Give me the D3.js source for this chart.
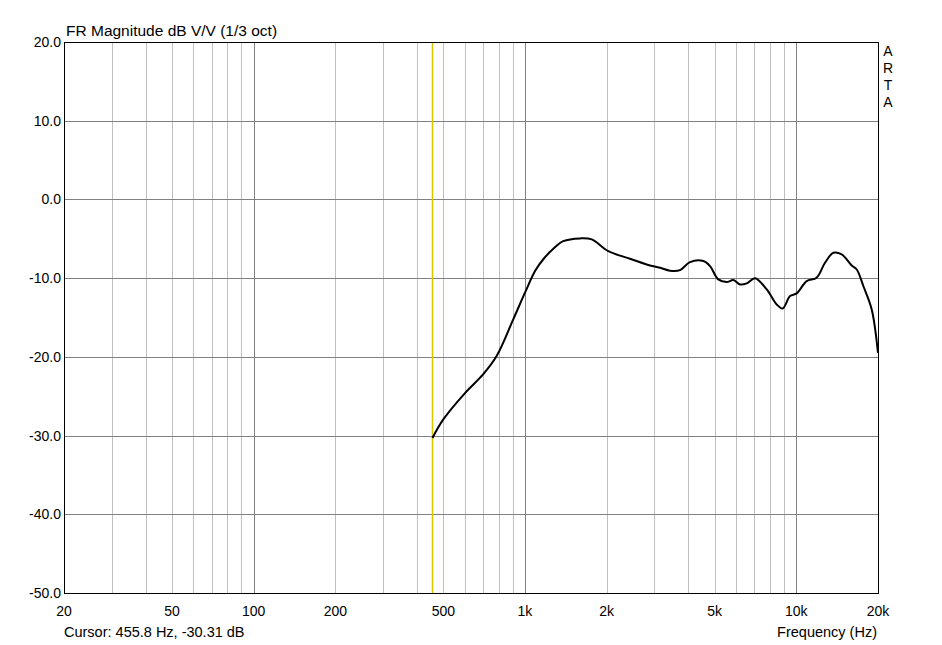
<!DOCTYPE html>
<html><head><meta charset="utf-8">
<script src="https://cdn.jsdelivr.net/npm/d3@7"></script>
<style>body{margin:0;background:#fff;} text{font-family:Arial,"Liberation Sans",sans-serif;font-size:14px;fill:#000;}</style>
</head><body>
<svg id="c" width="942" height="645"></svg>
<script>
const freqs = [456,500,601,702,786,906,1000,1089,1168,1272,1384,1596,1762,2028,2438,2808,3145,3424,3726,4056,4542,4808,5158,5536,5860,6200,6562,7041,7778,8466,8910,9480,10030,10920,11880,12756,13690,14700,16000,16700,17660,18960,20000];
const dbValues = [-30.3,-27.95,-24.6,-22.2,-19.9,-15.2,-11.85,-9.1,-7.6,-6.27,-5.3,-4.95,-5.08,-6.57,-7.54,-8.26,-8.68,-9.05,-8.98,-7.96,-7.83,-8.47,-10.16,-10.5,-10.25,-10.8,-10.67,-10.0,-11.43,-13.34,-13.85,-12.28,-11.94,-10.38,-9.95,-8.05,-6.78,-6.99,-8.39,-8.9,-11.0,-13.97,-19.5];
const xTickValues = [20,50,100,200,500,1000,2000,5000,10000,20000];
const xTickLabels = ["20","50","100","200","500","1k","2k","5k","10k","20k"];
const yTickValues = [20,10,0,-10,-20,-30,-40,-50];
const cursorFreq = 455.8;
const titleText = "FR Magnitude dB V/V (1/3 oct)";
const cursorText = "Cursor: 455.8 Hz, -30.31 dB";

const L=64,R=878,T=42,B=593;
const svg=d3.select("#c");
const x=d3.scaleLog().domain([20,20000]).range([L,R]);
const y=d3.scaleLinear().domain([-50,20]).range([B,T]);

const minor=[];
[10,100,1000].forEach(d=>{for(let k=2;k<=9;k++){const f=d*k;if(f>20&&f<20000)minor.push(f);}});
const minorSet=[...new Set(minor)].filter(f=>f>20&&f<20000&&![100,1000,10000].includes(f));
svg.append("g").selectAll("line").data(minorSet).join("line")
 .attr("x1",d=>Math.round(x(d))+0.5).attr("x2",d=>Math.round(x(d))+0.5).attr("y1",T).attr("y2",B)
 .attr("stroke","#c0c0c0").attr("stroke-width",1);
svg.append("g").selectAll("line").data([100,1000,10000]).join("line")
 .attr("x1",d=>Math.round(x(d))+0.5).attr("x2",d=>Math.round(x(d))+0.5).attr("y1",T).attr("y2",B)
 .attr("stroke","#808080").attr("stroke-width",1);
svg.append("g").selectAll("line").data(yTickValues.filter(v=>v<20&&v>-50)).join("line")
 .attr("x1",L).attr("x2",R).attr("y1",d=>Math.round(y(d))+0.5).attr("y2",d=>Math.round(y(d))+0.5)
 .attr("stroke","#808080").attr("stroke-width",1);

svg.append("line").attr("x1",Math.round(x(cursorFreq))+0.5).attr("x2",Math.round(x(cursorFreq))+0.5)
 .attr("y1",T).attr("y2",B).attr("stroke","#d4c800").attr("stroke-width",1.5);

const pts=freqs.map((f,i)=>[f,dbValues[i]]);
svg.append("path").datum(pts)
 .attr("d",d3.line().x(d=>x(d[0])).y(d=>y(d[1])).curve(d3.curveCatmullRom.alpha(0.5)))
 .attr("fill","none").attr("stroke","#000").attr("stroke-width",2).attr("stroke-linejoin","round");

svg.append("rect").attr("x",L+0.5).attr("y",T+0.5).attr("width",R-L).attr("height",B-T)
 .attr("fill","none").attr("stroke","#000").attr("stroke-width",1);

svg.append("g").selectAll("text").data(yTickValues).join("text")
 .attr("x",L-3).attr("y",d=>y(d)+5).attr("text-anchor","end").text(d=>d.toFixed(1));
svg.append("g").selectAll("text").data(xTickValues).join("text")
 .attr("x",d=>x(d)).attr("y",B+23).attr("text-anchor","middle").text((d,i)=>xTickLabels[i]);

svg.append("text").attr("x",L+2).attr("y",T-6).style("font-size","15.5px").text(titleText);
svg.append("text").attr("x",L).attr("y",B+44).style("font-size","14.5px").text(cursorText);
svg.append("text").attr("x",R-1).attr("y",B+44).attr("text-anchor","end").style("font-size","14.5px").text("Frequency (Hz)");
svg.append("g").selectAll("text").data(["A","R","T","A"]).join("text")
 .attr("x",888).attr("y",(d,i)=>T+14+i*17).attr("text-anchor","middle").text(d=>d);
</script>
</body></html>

::::

Written request
Each line of the data is to be duplicated exactly; pictures stay out of the copy.

Answer to the exercise
Give me the D3.js source for this chart.
<!DOCTYPE html>
<html><head><meta charset="utf-8">
<script src="https://cdn.jsdelivr.net/npm/d3@7"></script>
<style>body{margin:0;background:#fff;} text{font-family:Arial,"Liberation Sans",sans-serif;font-size:14px;fill:#000;}</style>
</head><body>
<svg id="c" width="942" height="645"></svg>
<script>
const freqs = [456,500,601,702,786,906,1000,1089,1168,1272,1384,1596,1762,2028,2438,2808,3145,3424,3726,4056,4542,4808,5158,5536,5860,6200,6562,7041,7778,8466,8910,9480,10030,10920,11880,12756,13690,14700,16000,16700,17660,18960,20000];
const dbValues = [-30.3,-27.95,-24.6,-22.2,-19.9,-15.2,-11.85,-9.1,-7.6,-6.27,-5.3,-4.95,-5.08,-6.57,-7.54,-8.26,-8.68,-9.05,-8.98,-7.96,-7.83,-8.47,-10.16,-10.5,-10.25,-10.8,-10.67,-10.0,-11.43,-13.34,-13.85,-12.28,-11.94,-10.38,-9.95,-8.05,-6.78,-6.99,-8.39,-8.9,-11.0,-13.97,-19.5];
const xTickValues = [20,50,100,200,500,1000,2000,5000,10000,20000];
const xTickLabels = ["20","50","100","200","500","1k","2k","5k","10k","20k"];
const yTickValues = [20,10,0,-10,-20,-30,-40,-50];
const cursorFreq = 455.8;
const titleText = "FR Magnitude dB V/V (1/3 oct)";
const cursorText = "Cursor: 455.8 Hz, -30.31 dB";

const L=64,R=878,T=42,B=593;
const svg=d3.select("#c");
const x=d3.scaleLog().domain([20,20000]).range([L,R]);
const y=d3.scaleLinear().domain([-50,20]).range([B,T]);

const minor=[];
[10,100,1000].forEach(d=>{for(let k=2;k<=9;k++){const f=d*k;if(f>20&&f<20000)minor.push(f);}});
const minorSet=[...new Set(minor)].filter(f=>f>20&&f<20000&&![100,1000,10000].includes(f));
svg.append("g").selectAll("line").data(minorSet).join("line")
 .attr("x1",d=>Math.round(x(d))+0.5).attr("x2",d=>Math.round(x(d))+0.5).attr("y1",T).attr("y2",B)
 .attr("stroke","#c0c0c0").attr("stroke-width",1);
svg.append("g").selectAll("line").data([100,1000,10000]).join("line")
 .attr("x1",d=>Math.round(x(d))+0.5).attr("x2",d=>Math.round(x(d))+0.5).attr("y1",T).attr("y2",B)
 .attr("stroke","#808080").attr("stroke-width",1);
svg.append("g").selectAll("line").data(yTickValues.filter(v=>v<20&&v>-50)).join("line")
 .attr("x1",L).attr("x2",R).attr("y1",d=>Math.round(y(d))+0.5).attr("y2",d=>Math.round(y(d))+0.5)
 .attr("stroke","#808080").attr("stroke-width",1);

svg.append("line").attr("x1",Math.round(x(cursorFreq))+0.5).attr("x2",Math.round(x(cursorFreq))+0.5)
 .attr("y1",T).attr("y2",B).attr("stroke","#d4c800").attr("stroke-width",1.5);

const pts=freqs.map((f,i)=>[f,dbValues[i]]);
svg.append("path").datum(pts)
 .attr("d",d3.line().x(d=>x(d[0])).y(d=>y(d[1])).curve(d3.curveCatmullRom.alpha(0.5)))
 .attr("fill","none").attr("stroke","#000").attr("stroke-width",2).attr("stroke-linejoin","round");

svg.append("rect").attr("x",L+0.5).attr("y",T+0.5).attr("width",R-L).attr("height",B-T)
 .attr("fill","none").attr("stroke","#000").attr("stroke-width",1);

svg.append("g").selectAll("text").data(yTickValues).join("text")
 .attr("x",L-3).attr("y",d=>y(d)+5).attr("text-anchor","end").text(d=>d.toFixed(1));
svg.append("g").selectAll("text").data(xTickValues).join("text")
 .attr("x",d=>x(d)).attr("y",B+23).attr("text-anchor","middle").text((d,i)=>xTickLabels[i]);

svg.append("text").attr("x",L+2).attr("y",T-6).style("font-size","15.5px").text(titleText);
svg.append("text").attr("x",L).attr("y",B+44).style("font-size","14.5px").text(cursorText);
svg.append("text").attr("x",R-1).attr("y",B+44).attr("text-anchor","end").style("font-size","14.5px").text("Frequency (Hz)");
svg.append("g").selectAll("text").data(["A","R","T","A"]).join("text")
 .attr("x",888).attr("y",(d,i)=>T+14+i*17).attr("text-anchor","middle").text(d=>d);
</script>
</body></html>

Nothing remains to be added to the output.